Hana 花  2013, 38” x 52” ( 96 x 132 cm),  Japanese watercolor, sumi ink, and graphite on Indian handmade paper 

Universal Stain 宇宙のしみ  2013, 38” x 52” ( 96 x 132 cm),  Japanese watercolor, sumi ink, and graphite on Indian handmade paper 

Not long after March 11, 2011, the day of the earthquake and tsunami, Shimojo was in New York City, far from her ancestral homeland. She heard reports on the news of Sakura (Japanese cherry trees) blossoming amid the debris in Tōhoku, the epicenter of the earthquake. The disaster caused the deaths of nearly 16,000 people, with thousands more injured and missing. Shimojo started painting Sakura petals in an attempt to process her pain. This repetitive act became a form of ritual, akin to Buddhist monks counting each prayer bead. “By the time I stopped counting how many petals I had painted, I started to see each petal as a life. I conversed with each. I became them.”

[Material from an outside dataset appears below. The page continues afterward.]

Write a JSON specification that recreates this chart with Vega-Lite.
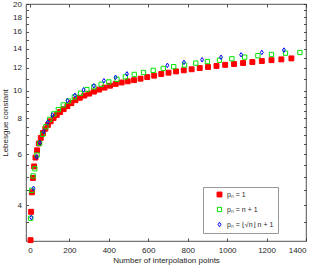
{
  "$schema": "https://vega.github.io/schema/vega-lite/v6.json",
  "width": 280,
  "height": 237,
  "autosize": {"type": "none"},
  "padding": {"left": 26, "top": 4, "right": 9, "bottom": 27},
  "config": {
    "view": {"stroke": "#262626", "strokeWidth": 0.8},
    "font": "Liberation Sans",
    "axis": {
      "domain": false,
      "grid": false,
      "tickColor": "#262626",
      "tickWidth": 0.8,
      "labelColor": "#262626",
      "labelFontSize": 8,
      "titleColor": "#262626",
      "titleFontSize": 8,
      "titleFontWeight": "normal"
    },
    "legend": {
      "labelFontSize": 7,
      "labelColor": "#262626",
      "strokeColor": "#999999",
      "fillColor": "white",
      "padding": 4,
      "rowPadding": 6,
      "symbolOffset": 9,
      "labelOffset": 4
    }
  },
  "data": {
    "values": [
      {"s": "pₙ = 1", "n": 3, "v": 3.02},
      {"s": "pₙ = 1", "n": 6, "v": 3.79},
      {"s": "pₙ = 1", "n": 10, "v": 4.43},
      {"s": "pₙ = 1", "n": 15, "v": 4.97},
      {"s": "pₙ = 1", "n": 21, "v": 5.45},
      {"s": "pₙ = 1", "n": 28, "v": 5.85},
      {"s": "pₙ = 1", "n": 36, "v": 6.2},
      {"s": "pₙ = 1", "n": 45, "v": 6.55},
      {"s": "pₙ = 1", "n": 55, "v": 6.85},
      {"s": "pₙ = 1", "n": 66, "v": 7.12},
      {"s": "pₙ = 1", "n": 78, "v": 7.37},
      {"s": "pₙ = 1", "n": 91, "v": 7.6},
      {"s": "pₙ = 1", "n": 105, "v": 7.82},
      {"s": "pₙ = 1", "n": 120, "v": 8.03},
      {"s": "pₙ = 1", "n": 136, "v": 8.23},
      {"s": "pₙ = 1", "n": 153, "v": 8.42},
      {"s": "pₙ = 1", "n": 171, "v": 8.62},
      {"s": "pₙ = 1", "n": 190, "v": 8.83},
      {"s": "pₙ = 1", "n": 210, "v": 9.05},
      {"s": "pₙ = 1", "n": 231, "v": 9.26},
      {"s": "pₙ = 1", "n": 253, "v": 9.44},
      {"s": "pₙ = 1", "n": 276, "v": 9.61},
      {"s": "pₙ = 1", "n": 300, "v": 9.76},
      {"s": "pₙ = 1", "n": 325, "v": 9.92},
      {"s": "pₙ = 1", "n": 351, "v": 10.08},
      {"s": "pₙ = 1", "n": 378, "v": 10.24},
      {"s": "pₙ = 1", "n": 406, "v": 10.4},
      {"s": "pₙ = 1", "n": 435, "v": 10.55},
      {"s": "pₙ = 1", "n": 465, "v": 10.67},
      {"s": "pₙ = 1", "n": 496, "v": 10.77},
      {"s": "pₙ = 1", "n": 528, "v": 10.87},
      {"s": "pₙ = 1", "n": 561, "v": 11.0},
      {"s": "pₙ = 1", "n": 595, "v": 11.14},
      {"s": "pₙ = 1", "n": 630, "v": 11.27},
      {"s": "pₙ = 1", "n": 666, "v": 11.42},
      {"s": "pₙ = 1", "n": 703, "v": 11.54},
      {"s": "pₙ = 1", "n": 741, "v": 11.66},
      {"s": "pₙ = 1", "n": 780, "v": 11.76},
      {"s": "pₙ = 1", "n": 820, "v": 11.86},
      {"s": "pₙ = 1", "n": 861, "v": 11.98},
      {"s": "pₙ = 1", "n": 903, "v": 12.08},
      {"s": "pₙ = 1", "n": 946, "v": 12.18},
      {"s": "pₙ = 1", "n": 990, "v": 12.29},
      {"s": "pₙ = 1", "n": 1035, "v": 12.37},
      {"s": "pₙ = 1", "n": 1081, "v": 12.47},
      {"s": "pₙ = 1", "n": 1128, "v": 12.57},
      {"s": "pₙ = 1", "n": 1176, "v": 12.67},
      {"s": "pₙ = 1", "n": 1225, "v": 12.76},
      {"s": "pₙ = 1", "n": 1275, "v": 12.84},
      {"s": "pₙ = 1", "n": 1326, "v": 12.94},
      {"s": "pₙ = n + 1", "n": 4, "v": 3.6},
      {"s": "pₙ = n + 1", "n": 9, "v": 4.5},
      {"s": "pₙ = n + 1", "n": 16, "v": 5.05},
      {"s": "pₙ = n + 1", "n": 25, "v": 5.35},
      {"s": "pₙ = n + 1", "n": 36, "v": 5.97},
      {"s": "pₙ = n + 1", "n": 49, "v": 6.55},
      {"s": "pₙ = n + 1", "n": 64, "v": 7.05},
      {"s": "pₙ = n + 1", "n": 81, "v": 7.49},
      {"s": "pₙ = n + 1", "n": 100, "v": 7.94},
      {"s": "pₙ = n + 1", "n": 121, "v": 8.3},
      {"s": "pₙ = n + 1", "n": 144, "v": 8.59},
      {"s": "pₙ = n + 1", "n": 169, "v": 8.92},
      {"s": "pₙ = n + 1", "n": 196, "v": 9.2},
      {"s": "pₙ = n + 1", "n": 225, "v": 9.5},
      {"s": "pₙ = n + 1", "n": 256, "v": 9.79},
      {"s": "pₙ = n + 1", "n": 289, "v": 10.08},
      {"s": "pₙ = n + 1", "n": 324, "v": 10.3},
      {"s": "pₙ = n + 1", "n": 361, "v": 10.52},
      {"s": "pₙ = n + 1", "n": 400, "v": 10.72},
      {"s": "pₙ = n + 1", "n": 441, "v": 10.95},
      {"s": "pₙ = n + 1", "n": 484, "v": 11.16},
      {"s": "pₙ = n + 1", "n": 529, "v": 11.38},
      {"s": "pₙ = n + 1", "n": 576, "v": 11.56},
      {"s": "pₙ = n + 1", "n": 625, "v": 11.76},
      {"s": "pₙ = n + 1", "n": 676, "v": 11.94},
      {"s": "pₙ = n + 1", "n": 729, "v": 12.11},
      {"s": "pₙ = n + 1", "n": 784, "v": 12.27},
      {"s": "pₙ = n + 1", "n": 841, "v": 12.46},
      {"s": "pₙ = n + 1", "n": 900, "v": 12.62},
      {"s": "pₙ = n + 1", "n": 961, "v": 12.75},
      {"s": "pₙ = n + 1", "n": 1024, "v": 12.9},
      {"s": "pₙ = n + 1", "n": 1089, "v": 13.07},
      {"s": "pₙ = n + 1", "n": 1156, "v": 13.22},
      {"s": "pₙ = n + 1", "n": 1225, "v": 13.35},
      {"s": "pₙ = n + 1", "n": 1296, "v": 13.49},
      {"s": "pₙ = n + 1", "n": 1369, "v": 13.57},
      {"s": "pₙ = ⌊√n⌋ n + 1", "n": 7, "v": 3.62},
      {"s": "pₙ = ⌊√n⌋ n + 1", "n": 18, "v": 4.57},
      {"s": "pₙ = ⌊√n⌋ n + 1", "n": 34, "v": 5.88},
      {"s": "pₙ = ⌊√n⌋ n + 1", "n": 50, "v": 6.59},
      {"s": "pₙ = ⌊√n⌋ n + 1", "n": 70, "v": 7.2},
      {"s": "pₙ = ⌊√n⌋ n + 1", "n": 90, "v": 7.77},
      {"s": "pₙ = ⌊√n⌋ n + 1", "n": 114, "v": 8.22},
      {"s": "pₙ = ⌊√n⌋ n + 1", "n": 190, "v": 9.23},
      {"s": "pₙ = ⌊√n⌋ n + 1", "n": 228, "v": 9.63},
      {"s": "pₙ = ⌊√n⌋ n + 1", "n": 272, "v": 10.06},
      {"s": "pₙ = ⌊√n⌋ n + 1", "n": 324, "v": 10.39},
      {"s": "pₙ = ⌊√n⌋ n + 1", "n": 375, "v": 10.82},
      {"s": "pₙ = ⌊√n⌋ n + 1", "n": 434, "v": 11.12},
      {"s": "pₙ = ⌊√n⌋ n + 1", "n": 492, "v": 11.43},
      {"s": "pₙ = ⌊√n⌋ n + 1", "n": 697, "v": 12.24},
      {"s": "pₙ = ⌊√n⌋ n + 1", "n": 781, "v": 12.53},
      {"s": "pₙ = ⌊√n⌋ n + 1", "n": 873, "v": 12.8},
      {"s": "pₙ = ⌊√n⌋ n + 1", "n": 969, "v": 13.06},
      {"s": "pₙ = ⌊√n⌋ n + 1", "n": 1071, "v": 13.32},
      {"s": "pₙ = ⌊√n⌋ n + 1", "n": 1176, "v": 13.57},
      {"s": "pₙ = ⌊√n⌋ n + 1", "n": 1288, "v": 13.83}
    ]
  },
  "layer": [
    {
      "mark": {"type": "point", "opacity": 1},
      "encoding": {
        "x": {
          "field": "n", "type": "quantitative",
          "scale": {"domain": [-20, 1400], "nice": false, "zero": false},
          "axis": {
            "orient": "bottom",
            "values": [0, 200, 400, 600, 800, 1000, 1200, 1400],
            "format": "d",
            "tickSize": -3,
            "labelPadding": 8,
            "title": "Number of interpolation points",
            "titlePadding": 2
          }
        },
        "y": {
          "field": "v", "type": "quantitative",
          "scale": {"type": "log", "domain": [3, 20], "nice": false, "zero": false},
          "axis": {
            "orient": "left",
            "values": [3.5, 4, 4.5, 5, 5.5, 6, 6.5, 7, 7.5, 8, 8.5, 9, 9.5, 10, 11, 12, 13, 14, 15, 16, 17, 18, 19, 20],
            "labelExpr": "indexof([4,6,8,10,12,14,16,18,20], datum.value) >= 0 ? datum.label : ''",
            "tickSize": -2.5,
            "labelPadding": 7,
            "title": "Lebesgue constant",
            "titlePadding": 3
          }
        },
        "shape": {
          "field": "s", "type": "nominal",
          "scale": {
            "domain": ["pₙ = 1", "pₙ = n + 1", "pₙ = ⌊√n⌋ n + 1"],
            "range": ["square", "square", "M0,-1.25L0.8,0L0,1.25L-0.8,0Z"]
          },
          "legend": {"orient": "none", "legendX": 177, "legendY": 183, "title": null}
        },
        "stroke": {
          "field": "s", "type": "nominal",
          "scale": {
            "domain": ["pₙ = 1", "pₙ = n + 1", "pₙ = ⌊√n⌋ n + 1"],
            "range": ["#ff0000", "#00e600", "#0000ff"]
          },
          "legend": {"orient": "none", "legendX": 177, "legendY": 183, "title": null}
        },
        "fill": {
          "field": "s", "type": "nominal",
          "scale": {
            "domain": ["pₙ = 1", "pₙ = n + 1", "pₙ = ⌊√n⌋ n + 1"],
            "range": ["#ff0000", "transparent", "transparent"]
          },
          "legend": {"orient": "none", "legendX": 177, "legendY": 183, "title": null}
        },
        "size": {
          "field": "s", "type": "nominal",
          "scale": {
            "domain": ["pₙ = 1", "pₙ = n + 1", "pₙ = ⌊√n⌋ n + 1"],
            "range": [24, 13, 22]
          },
          "legend": {"orient": "none", "legendX": 177, "legendY": 183, "title": null}
        },
        "strokeWidth": {
          "field": "s", "type": "nominal",
          "scale": {
            "domain": ["pₙ = 1", "pₙ = n + 1", "pₙ = ⌊√n⌋ n + 1"],
            "range": [1, 1, 1.6]
          },
          "legend": {"orient": "none", "legendX": 177, "legendY": 183, "title": null}
        }
      }
    },
    {
      "mark": {"type": "point", "opacity": 0},
      "encoding": {
        "x": {
          "field": "n", "type": "quantitative",
          "axis": {
            "orient": "top",
            "values": [0, 200, 400, 600, 800, 1000, 1200, 1400],
            "tickSize": -3,
            "labels": false,
            "title": null
          }
        },
        "y": {
          "field": "v", "type": "quantitative",
          "axis": {
            "orient": "right",
            "values": [3.5, 4, 4.5, 5, 5.5, 6, 6.5, 7, 7.5, 8, 8.5, 9, 9.5, 10, 11, 12, 13, 14, 15, 16, 17, 18, 19, 20],
            "tickSize": -2.5,
            "labels": false,
            "title": null
          }
        }
      }
    }
  ],
  "resolve": {"axis": {"x": "independent", "y": "independent"}}
}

The Memento Mori paintings, having traveled the globe over the course of years, signify the artist’s own spiritual journey. Shimojo, who lost all of her immediate family members before the age of 30, focuses on celebrating life’s precious, fleeting moments. She asks the viewer to pay attention to what nature is trying to show us. And most of all, she views this body of work as a universal embrace of gratitude and fear, for life and for death. Memento Mori as a body of work, ten years in the making, and for decades more into the future, the universality of its intentions will continue to blossom: helping us to recognize and embrace our place in the spiritual world.

Petal Mori

The site-specific mixed-media installation, 2021

Collaboration with Maria Takeuchi (projection) and Alec Fellman (sound)

Memento Mori in 2011 represented the formidable power of nature, reminding humans of our tiny presence in the universe.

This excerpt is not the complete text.